Last year, 118 seats in all 23 IITs were vacant. Then HRD minister Prakash Javadekar had attributed the vacant seats to students not showing interest in certain disciplines.
Noticing the number of seats lying vacant in the premium institutes as rising trend in the five years, except in 2014, the HRD ministry had in 2017 set up a panel which made several recommendations to address the issue.
According to the ministry data, of the nearly 11,000 seats across the IITs, a total of 274 seats remained vacant from 2013 with IIT BHU recording maximum vacancies.
The Indian School of Mines (which was upgraded to the status of an IIT in 2016) recorded 23 vacancies each in 2016 and 2017.
The IIT-Kanpur and the IIT-Hyderabad had all their seats taken between 2013 and 2017, while the IIT-Delhi recorded zero vacancies between 2013 and 2015.
In 2016 and 2017, the IIT-Delhi had two seats vacant in each year. As far as IIT-Bombay is concerned, it had all its seats filled in 2013, 2014 and 2015, while had two vacancies in 2016 and one in 2017.
“In order to minimise the vacancies in IITs, NITs and other Centrally-Funded Technical institutions (CFTIs), the HRD ministry had constituted a committee to recommend suitable measures,” a senior ministry official said.

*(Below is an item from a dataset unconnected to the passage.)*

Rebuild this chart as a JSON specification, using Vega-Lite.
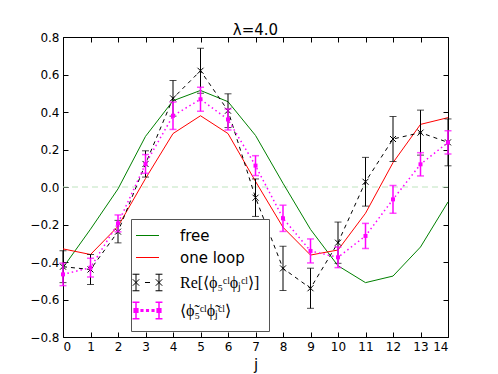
{
  "$schema": "https://vega.github.io/schema/vega-lite/v6.json",
  "width": 385,
  "height": 300,
  "autosize": "none",
  "padding": {"left": 63, "top": 37, "right": 50, "bottom": 37},
  "background": "white",
  "title": {"text": "λ=4.0", "fontSize": 15, "fontWeight": "normal", "font": "DejaVu Sans", "offset": 3, "dy": 22, "baseline": "alphabetic", "color": "black", "anchor": "middle"},
  "config": {
    "view": {"stroke": "black", "strokeWidth": 1},
    "axis": {"domain": false, "grid": false, "tickColor": "black", "tickSize": -5, "labelColor": "black", "labelFont": "DejaVu Sans", "labelFontSize": 12, "titleFont": "DejaVu Sans", "titleFontSize": 15, "titleFontWeight": "normal", "titleColor": "black"}
  },
  "datasets": {
    "d": [
      {"j": 0, "series": "free", "value": -0.43},
      {"j": 1, "series": "free", "value": -0.225},
      {"j": 2, "series": "free", "value": -0.01},
      {"j": 3, "series": "free", "value": 0.27},
      {"j": 4, "series": "free", "value": 0.46},
      {"j": 5, "series": "free", "value": 0.515},
      {"j": 6, "series": "free", "value": 0.455},
      {"j": 7, "series": "free", "value": 0.275},
      {"j": 8, "series": "free", "value": 0.02},
      {"j": 9, "series": "free", "value": -0.226},
      {"j": 10, "series": "free", "value": -0.42},
      {"j": 11, "series": "free", "value": -0.51},
      {"j": 12, "series": "free", "value": -0.475},
      {"j": 13, "series": "free", "value": -0.32},
      {"j": 14, "series": "free", "value": -0.08},
      {"j": 0, "series": "one loop", "value": -0.33},
      {"j": 1, "series": "one loop", "value": -0.36},
      {"j": 2, "series": "one loop", "value": -0.21},
      {"j": 3, "series": "one loop", "value": 0.045},
      {"j": 4, "series": "one loop", "value": 0.285},
      {"j": 5, "series": "one loop", "value": 0.38},
      {"j": 6, "series": "one loop", "value": 0.285},
      {"j": 7, "series": "one loop", "value": 0.03},
      {"j": 8, "series": "one loop", "value": -0.215},
      {"j": 9, "series": "one loop", "value": -0.363},
      {"j": 10, "series": "one loop", "value": -0.336},
      {"j": 11, "series": "one loop", "value": -0.14},
      {"j": 12, "series": "one loop", "value": 0.13},
      {"j": 13, "series": "one loop", "value": 0.334},
      {"j": 14, "series": "one loop", "value": 0.37},
      {"j": 0, "series": "Re", "value": -0.425, "err": 0.085},
      {"j": 1, "series": "Re", "value": -0.44, "err": 0.08},
      {"j": 2, "series": "Re", "value": -0.238, "err": 0.06},
      {"j": 3, "series": "Re", "value": 0.123, "err": 0.07},
      {"j": 4, "series": "Re", "value": 0.473, "err": 0.095},
      {"j": 5, "series": "Re", "value": 0.62, "err": 0.12},
      {"j": 6, "series": "Re", "value": 0.407, "err": 0.09},
      {"j": 7, "series": "Re", "value": -0.057, "err": 0.1},
      {"j": 8, "series": "Re", "value": -0.434, "err": 0.118},
      {"j": 9, "series": "Re", "value": -0.54, "err": 0.107},
      {"j": 10, "series": "Re", "value": -0.297, "err": 0.11},
      {"j": 11, "series": "Re", "value": 0.028, "err": 0.13},
      {"j": 12, "series": "Re", "value": 0.256, "err": 0.12},
      {"j": 13, "series": "Re", "value": 0.29, "err": 0.12},
      {"j": 14, "series": "Re", "value": 0.238, "err": 0.125},
      {"j": 0, "series": "tilde", "value": -0.466, "err": 0.06},
      {"j": 1, "series": "tilde", "value": -0.43, "err": 0.05},
      {"j": 2, "series": "tilde", "value": -0.194, "err": 0.045},
      {"j": 3, "series": "tilde", "value": 0.123, "err": 0.05},
      {"j": 4, "series": "tilde", "value": 0.38, "err": 0.073},
      {"j": 5, "series": "tilde", "value": 0.468, "err": 0.064},
      {"j": 6, "series": "tilde", "value": 0.36, "err": 0.056},
      {"j": 7, "series": "tilde", "value": 0.114, "err": 0.053},
      {"j": 8, "series": "tilde", "value": -0.167, "err": 0.07},
      {"j": 9, "series": "tilde", "value": -0.341, "err": 0.064},
      {"j": 10, "series": "tilde", "value": -0.375, "err": 0.055},
      {"j": 11, "series": "tilde", "value": -0.261, "err": 0.067},
      {"j": 12, "series": "tilde", "value": -0.066, "err": 0.074},
      {"j": 13, "series": "tilde", "value": 0.121, "err": 0.062},
      {"j": 14, "series": "tilde", "value": 0.238, "err": 0.062}
    ]
  },
  "layer": [
    {
      "data": {"values": [{"zero": 0}]},
      "mark": {"type": "rule", "color": "#bfe3bf", "strokeDash": [6, 4], "strokeWidth": 1},
      "encoding": {"y": {"field": "zero", "type": "quantitative", "scale": {"domain": [-0.8, 0.8], "nice": false}, "axis": null}}
    },
    {
      "data": {"name": "d"},
      "transform": [{"filter": "datum.series == 'free'"}],
      "mark": {"type": "line", "color": "#008000", "strokeWidth": 1},
      "encoding": {
        "x": {"field": "j", "type": "quantitative", "scale": {"domain": [0, 14], "nice": false}, "axis": {"orient": "bottom", "values": [0,1,2,3,4,5,6,7,8,9,10,11,12,13,14], "title": "j", "labelPadding": 9, "titlePadding": 5}},
        "y": {"field": "value", "type": "quantitative", "scale": {"domain": [-0.8, 0.8], "nice": false}, "axis": {"orient": "left", "values": [-0.8,-0.6,-0.4,-0.2,0,0.2,0.4,0.6,0.8], "format": ".1f", "title": null, "labelPadding": 9}}
      }
    },
    {
      "data": {"name": "d"},
      "transform": [{"filter": "datum.series == 'one loop'"}],
      "mark": {"type": "line", "strokeWidth": 1},
      "encoding": {
        "x": {"field": "j", "type": "quantitative", "scale": {"domain": [0, 14], "nice": false}, "axis": {"orient": "top", "labels": false, "title": null, "values": [0,1,2,3,4,5,6,7,8,9,10,11,12,13,14]}},
        "y": {"field": "value", "type": "quantitative", "scale": {"domain": [-0.8, 0.8], "nice": false}, "axis": {"orient": "right", "labels": false, "title": null, "values": [-0.8,-0.6,-0.4,-0.2,0,0.2,0.4,0.6,0.8]}},
        "color": {
          "field": "series", "type": "nominal",
          "scale": {"domain": ["free", "one loop", "Re", "tilde"], "range": ["#008000", "#ff0000", "#000000", "#ff00ff"]},
          "legend": {
            "orient": "none", "legendX": 68, "legendY": 182, "title": null,
            "labelExpr": "datum.value == 'Re' ? 'Re[⟨ϕ₅ᶜˡϕⱼᶜˡ⟩]' : datum.value == 'tilde' ? '⟨ϕ̃₅ᶜˡϕ̃ⱼᶜˡ⟩' : datum.value",
            "labelFontSize": 15, "labelFont": "DejaVu Sans", "labelColor": "black", "labelLimit": 0,
            "symbolSize": 529, "symbolType": "stroke", "symbolStrokeWidth": 1,
            "labelOffset": 25, "rowPadding": 6, "padding": 9,
            "strokeColor": "#555555", "fillColor": "white", "cornerRadius": 0,
            "encode": {
              "symbols": {"update": {
                "shape": {"signal": "datum.value == 'Re' ? 'M-1,-0.72L-1,0.72M1,-0.72L1,0.72M-1.3,-0.72L-0.7,-0.72M-1.3,0.72L-0.7,0.72M0.7,-0.72L1.3,-0.72M0.7,0.72L1.3,0.72M-0.22,0L0.22,0M-1.28,-0.28L-0.72,0.28M-1.28,0.28L-0.72,-0.28M0.72,-0.28L1.28,0.28M0.72,0.28L1.28,-0.28' : datum.value == 'tilde' ? 'M-1,-0.72L-1,0.72M1,-0.72L1,0.72M-1.3,-0.72L-0.7,-0.72M-1.3,0.72L-0.7,0.72M0.7,-0.72L1.3,-0.72M0.7,0.72L1.3,0.72M-1.16,-0.16L-0.84,-0.16L-0.84,0.16L-1.16,0.16ZM0.84,-0.16L1.16,-0.16L1.16,0.16L0.84,0.16ZM-0.55,-0.07L-0.41,-0.07L-0.41,0.07L-0.55,0.07ZM-0.07,-0.07L0.07,-0.07L0.07,0.07L-0.07,0.07ZM0.41,-0.07L0.55,-0.07L0.55,0.07L0.41,0.07Z' : 'stroke'"},
                "stroke": {"signal": "datum.value == 'free' ? '#008000' : datum.value == 'one loop' ? '#ff0000' : datum.value == 'Re' ? '#000000' : '#ff00ff'"},
                "fill": {"signal": "datum.value == 'tilde' ? '#ff00ff' : 'transparent'"},
                "strokeWidth": {"signal": "datum.value == 'tilde' ? 1.5 : 1"},
                "opacity": {"value": 1}
              }},
              "labels": {"update": {
                "font": {"signal": "datum.value == 'Re' || datum.value == 'tilde' ? 'Liberation Serif' : 'DejaVu Sans'"},
                "fontSize": {"signal": "datum.value == 'Re' || datum.value == 'tilde' ? 16 : 15"}
              }}
            }
          }
        }
      }
    },
    {
      "data": {"name": "d"},
      "transform": [{"filter": "datum.series == 'Re'"}],
      "mark": {"type": "errorbar", "color": "black", "thickness": 1, "ticks": {"size": 7}},
      "encoding": {
        "x": {"field": "j", "type": "quantitative", "scale": {"domain": [0, 14], "nice": false}, "axis": null},
        "y": {"field": "value", "type": "quantitative", "scale": {"domain": [-0.8, 0.8], "nice": false}, "axis": null},
        "yError": {"field": "err"}
      }
    },
    {
      "data": {"name": "d"},
      "transform": [{"filter": "datum.series == 'Re'"}],
      "mark": {"type": "line", "color": "black", "strokeWidth": 1, "strokeDash": [4, 4]},
      "encoding": {
        "x": {"field": "j", "type": "quantitative", "scale": {"domain": [0, 14], "nice": false}, "axis": null},
        "y": {"field": "value", "type": "quantitative", "scale": {"domain": [-0.8, 0.8], "nice": false}, "axis": null}
      }
    },
    {
      "data": {"name": "d"},
      "transform": [{"filter": "datum.series == 'Re'"}],
      "mark": {"type": "point", "shape": "M-1,-1L1,1M-1,1L1,-1", "size": 36, "filled": false, "color": "black", "strokeWidth": 1, "opacity": 1},
      "encoding": {
        "x": {"field": "j", "type": "quantitative", "scale": {"domain": [0, 14], "nice": false}, "axis": null},
        "y": {"field": "value", "type": "quantitative", "scale": {"domain": [-0.8, 0.8], "nice": false}, "axis": null}
      }
    },
    {
      "data": {"name": "d"},
      "transform": [{"filter": "datum.series == 'tilde'"}],
      "mark": {"type": "errorbar", "color": "#ff00ff", "thickness": 1.5, "ticks": {"size": 7}},
      "encoding": {
        "x": {"field": "j", "type": "quantitative", "scale": {"domain": [0, 14], "nice": false}, "axis": null},
        "y": {"field": "value", "type": "quantitative", "scale": {"domain": [-0.8, 0.8], "nice": false}, "axis": null},
        "yError": {"field": "err"}
      }
    },
    {
      "data": {"name": "d"},
      "transform": [{"filter": "datum.series == 'tilde'"}],
      "mark": {"type": "line", "color": "#ff00ff", "strokeWidth": 1.5, "strokeDash": [1.5, 3]},
      "encoding": {
        "x": {"field": "j", "type": "quantitative", "scale": {"domain": [0, 14], "nice": false}, "axis": null},
        "y": {"field": "value", "type": "quantitative", "scale": {"domain": [-0.8, 0.8], "nice": false}, "axis": null}
      }
    },
    {
      "data": {"name": "d"},
      "transform": [{"filter": "datum.series == 'tilde'"}],
      "mark": {"type": "point", "shape": "square", "size": 16, "filled": true, "color": "#ff00ff", "opacity": 1},
      "encoding": {
        "x": {"field": "j", "type": "quantitative", "scale": {"domain": [0, 14], "nice": false}, "axis": null},
        "y": {"field": "value", "type": "quantitative", "scale": {"domain": [-0.8, 0.8], "nice": false}, "axis": null}
      }
    }
  ],
  "resolve": {"axis": {"x": "independent", "y": "independent"}}
}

The committee recommended the institutions may review seats in each discipline based on employment opportunities, national requirement, available infrastructure and scope for future. “The committee also suggested streamlining the counselling process by having multiple rounds as well as taking other pro-active measures such as launching helpline to facilitate students in making choices,” the official said.